What you really must do, though, is full due diligence around the next job. Get a lot more detail on what you'll be working on, ask around about the culture, etc. etc.

I was there myself, I took a job hurriedly when a previous company folded and I felt like it was my duty to stick it out for "long enough" to look like I'd really tried to make it work. It was not a wise move; I ended up more frustrated and fed up, angry with myself for compromising my values and wasting other opportunities, and it made no difference in the long run.


While I cannot make a decision as to whether you should switch job or not, here are my views on other questions.

Am I moving jobs too often (considering that this new job will be my 5th job in 10 years)?

Some people stay in the same jobs for 30 years, while some change jobs every couple of years. It is completely subjective. At least the company making you an offer doesn't seem to think of it as a big deal.

Will having so many jobs in 10 years look bad on my resume?

Again, if a company is willing to make a decent offer to you, they probably aren't concerned about this factor. Plus, instead of thinking "5 jobs in 10 years", you should think of it as "5 jobs in (10 + x) years" assuming you stay at your next employer for x years.

If my new job is also not a good fit, will I essentially be stuck there?

That's just pessimistic. If you have done due diligence in ensuring that the next job is likely to be a good fit for you, there is no reliable reason to worry too much about it.

Overall, I would say not considering the offer purely because it would appear as too many hops to a future employer is illogical. If you are truly uncomfortable in your current role, you should try and do something that helps improve the situation.

Given you say that,

I don’t know much about the new company (I.e. their culture or work environment).

it would be a good starting point to do some research on company culture and your role before you make a decision. That should also boost your confidence for any decision you make.

In particular, you need to ensure that the position they are hiring you for is needed, and that they may not plan to lay you off after a while.
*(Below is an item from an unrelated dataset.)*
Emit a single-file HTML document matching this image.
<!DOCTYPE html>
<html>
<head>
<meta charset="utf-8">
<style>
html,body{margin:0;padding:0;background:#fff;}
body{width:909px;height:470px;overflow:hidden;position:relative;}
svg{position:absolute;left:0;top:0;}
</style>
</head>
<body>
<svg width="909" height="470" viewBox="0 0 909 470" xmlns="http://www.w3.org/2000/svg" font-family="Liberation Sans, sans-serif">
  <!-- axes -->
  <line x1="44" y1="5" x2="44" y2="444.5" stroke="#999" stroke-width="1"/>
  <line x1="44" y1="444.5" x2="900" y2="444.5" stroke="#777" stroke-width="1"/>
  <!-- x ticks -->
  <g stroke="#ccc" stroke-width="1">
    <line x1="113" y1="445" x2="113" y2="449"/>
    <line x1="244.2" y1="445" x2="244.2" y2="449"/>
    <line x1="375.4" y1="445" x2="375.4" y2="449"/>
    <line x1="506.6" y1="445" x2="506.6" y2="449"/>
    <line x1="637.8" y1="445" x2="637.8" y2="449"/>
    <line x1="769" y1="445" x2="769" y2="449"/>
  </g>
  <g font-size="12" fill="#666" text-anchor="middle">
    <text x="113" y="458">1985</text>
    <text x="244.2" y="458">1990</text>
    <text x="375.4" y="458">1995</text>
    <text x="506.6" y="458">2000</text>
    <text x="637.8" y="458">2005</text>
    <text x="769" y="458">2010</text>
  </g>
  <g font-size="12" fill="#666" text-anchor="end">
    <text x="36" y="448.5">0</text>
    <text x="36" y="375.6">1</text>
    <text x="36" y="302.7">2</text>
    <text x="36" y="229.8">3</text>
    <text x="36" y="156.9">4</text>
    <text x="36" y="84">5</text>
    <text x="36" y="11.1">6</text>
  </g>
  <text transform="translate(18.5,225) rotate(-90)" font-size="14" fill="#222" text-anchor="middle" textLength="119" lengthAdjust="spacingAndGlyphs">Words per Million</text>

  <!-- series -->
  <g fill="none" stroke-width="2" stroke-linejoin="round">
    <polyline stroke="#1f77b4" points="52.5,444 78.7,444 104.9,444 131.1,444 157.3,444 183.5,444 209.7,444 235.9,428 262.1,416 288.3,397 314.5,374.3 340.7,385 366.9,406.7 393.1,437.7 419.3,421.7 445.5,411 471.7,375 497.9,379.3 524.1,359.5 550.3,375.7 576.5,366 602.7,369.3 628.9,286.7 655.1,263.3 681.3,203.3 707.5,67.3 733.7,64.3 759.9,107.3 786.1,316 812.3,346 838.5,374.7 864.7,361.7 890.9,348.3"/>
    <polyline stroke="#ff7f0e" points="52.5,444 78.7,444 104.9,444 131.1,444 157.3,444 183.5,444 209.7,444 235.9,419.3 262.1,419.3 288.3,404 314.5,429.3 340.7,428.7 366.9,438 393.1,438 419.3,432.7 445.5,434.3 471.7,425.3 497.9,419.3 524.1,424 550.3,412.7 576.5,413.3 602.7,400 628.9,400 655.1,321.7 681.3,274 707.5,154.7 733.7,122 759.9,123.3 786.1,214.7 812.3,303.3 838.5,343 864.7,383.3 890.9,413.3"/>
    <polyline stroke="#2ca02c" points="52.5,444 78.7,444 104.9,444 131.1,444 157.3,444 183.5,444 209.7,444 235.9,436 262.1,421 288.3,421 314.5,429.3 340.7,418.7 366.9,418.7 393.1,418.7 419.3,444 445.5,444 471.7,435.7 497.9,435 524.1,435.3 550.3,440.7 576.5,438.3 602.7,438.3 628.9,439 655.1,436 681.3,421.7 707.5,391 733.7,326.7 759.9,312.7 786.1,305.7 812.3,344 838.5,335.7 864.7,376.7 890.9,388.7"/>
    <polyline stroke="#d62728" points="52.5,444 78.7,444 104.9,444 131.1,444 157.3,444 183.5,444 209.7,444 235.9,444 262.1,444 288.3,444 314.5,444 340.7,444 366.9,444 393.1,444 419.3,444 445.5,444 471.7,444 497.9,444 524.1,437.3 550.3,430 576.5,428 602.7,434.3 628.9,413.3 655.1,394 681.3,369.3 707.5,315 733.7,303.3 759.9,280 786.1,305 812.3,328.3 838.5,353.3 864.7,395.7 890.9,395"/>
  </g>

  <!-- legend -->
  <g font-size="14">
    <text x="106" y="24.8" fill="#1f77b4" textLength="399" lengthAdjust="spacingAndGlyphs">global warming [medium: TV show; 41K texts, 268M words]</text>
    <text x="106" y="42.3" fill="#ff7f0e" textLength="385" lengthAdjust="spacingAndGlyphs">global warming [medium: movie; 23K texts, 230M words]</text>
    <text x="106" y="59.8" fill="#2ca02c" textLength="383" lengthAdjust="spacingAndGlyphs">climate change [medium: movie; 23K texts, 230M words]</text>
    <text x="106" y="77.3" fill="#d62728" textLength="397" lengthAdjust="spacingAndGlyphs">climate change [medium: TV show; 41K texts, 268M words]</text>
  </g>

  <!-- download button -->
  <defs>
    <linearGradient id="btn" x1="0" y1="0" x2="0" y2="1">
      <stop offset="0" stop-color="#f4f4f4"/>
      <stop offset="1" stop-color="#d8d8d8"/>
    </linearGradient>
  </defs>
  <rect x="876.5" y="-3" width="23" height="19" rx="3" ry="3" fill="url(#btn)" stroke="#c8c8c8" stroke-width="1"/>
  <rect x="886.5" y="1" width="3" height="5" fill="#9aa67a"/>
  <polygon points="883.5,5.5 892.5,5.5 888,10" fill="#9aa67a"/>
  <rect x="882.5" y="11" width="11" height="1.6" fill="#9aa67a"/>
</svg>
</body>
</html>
Just ask for clarification from the hiring manager if you're not sure who to ask.


When you say "he spoke of some others wondering if the role was needed" then are you sure the grass will be greener on the other side?

Should you continue to wait for a position to come along that does not have that type of concern - a hiring manager saying that does raise Big Red Flags...

Some change jobs often for many valid reasons - just think about why you want to move in this case.


Since I know both sides (I'm a hiring manager and I have changed jobs fairly often for some tastes) I can say:

If you can give valid(*) reasons for every job change the last 5 or 6 years (older history normally is much less interesting for hiring managers) you're in a good position. "This job culturally was not a good fit" is a valid reason. But be prepared to elaborate on that with some details. Changing because of a bad fit after 3 months for me sounds more legit than doing so after 6 months or later.

Having a hiring manager that fought to create the role you're going to fill can be a good thing because you probably can shape the position a bit to your preferences. However it also puts you maybe in the spotlight of your boss's manager's attention because she/he is interested if the position she/he granted funding for really works out.

However your hiring manager wondering if the role was needed sounds a biot strange at least. If you have any chance to ask about the history of how the role was created this might clear up some things. Asking that way might seem less direct than asking him directly for his statement.

(*) Valid reasons should be expressed in a positive way. Don't say "Oh, my last boss was a jerk" even if that is true. You could however say that you had some differences you couldn't get over completely and that you agreed to go different ways.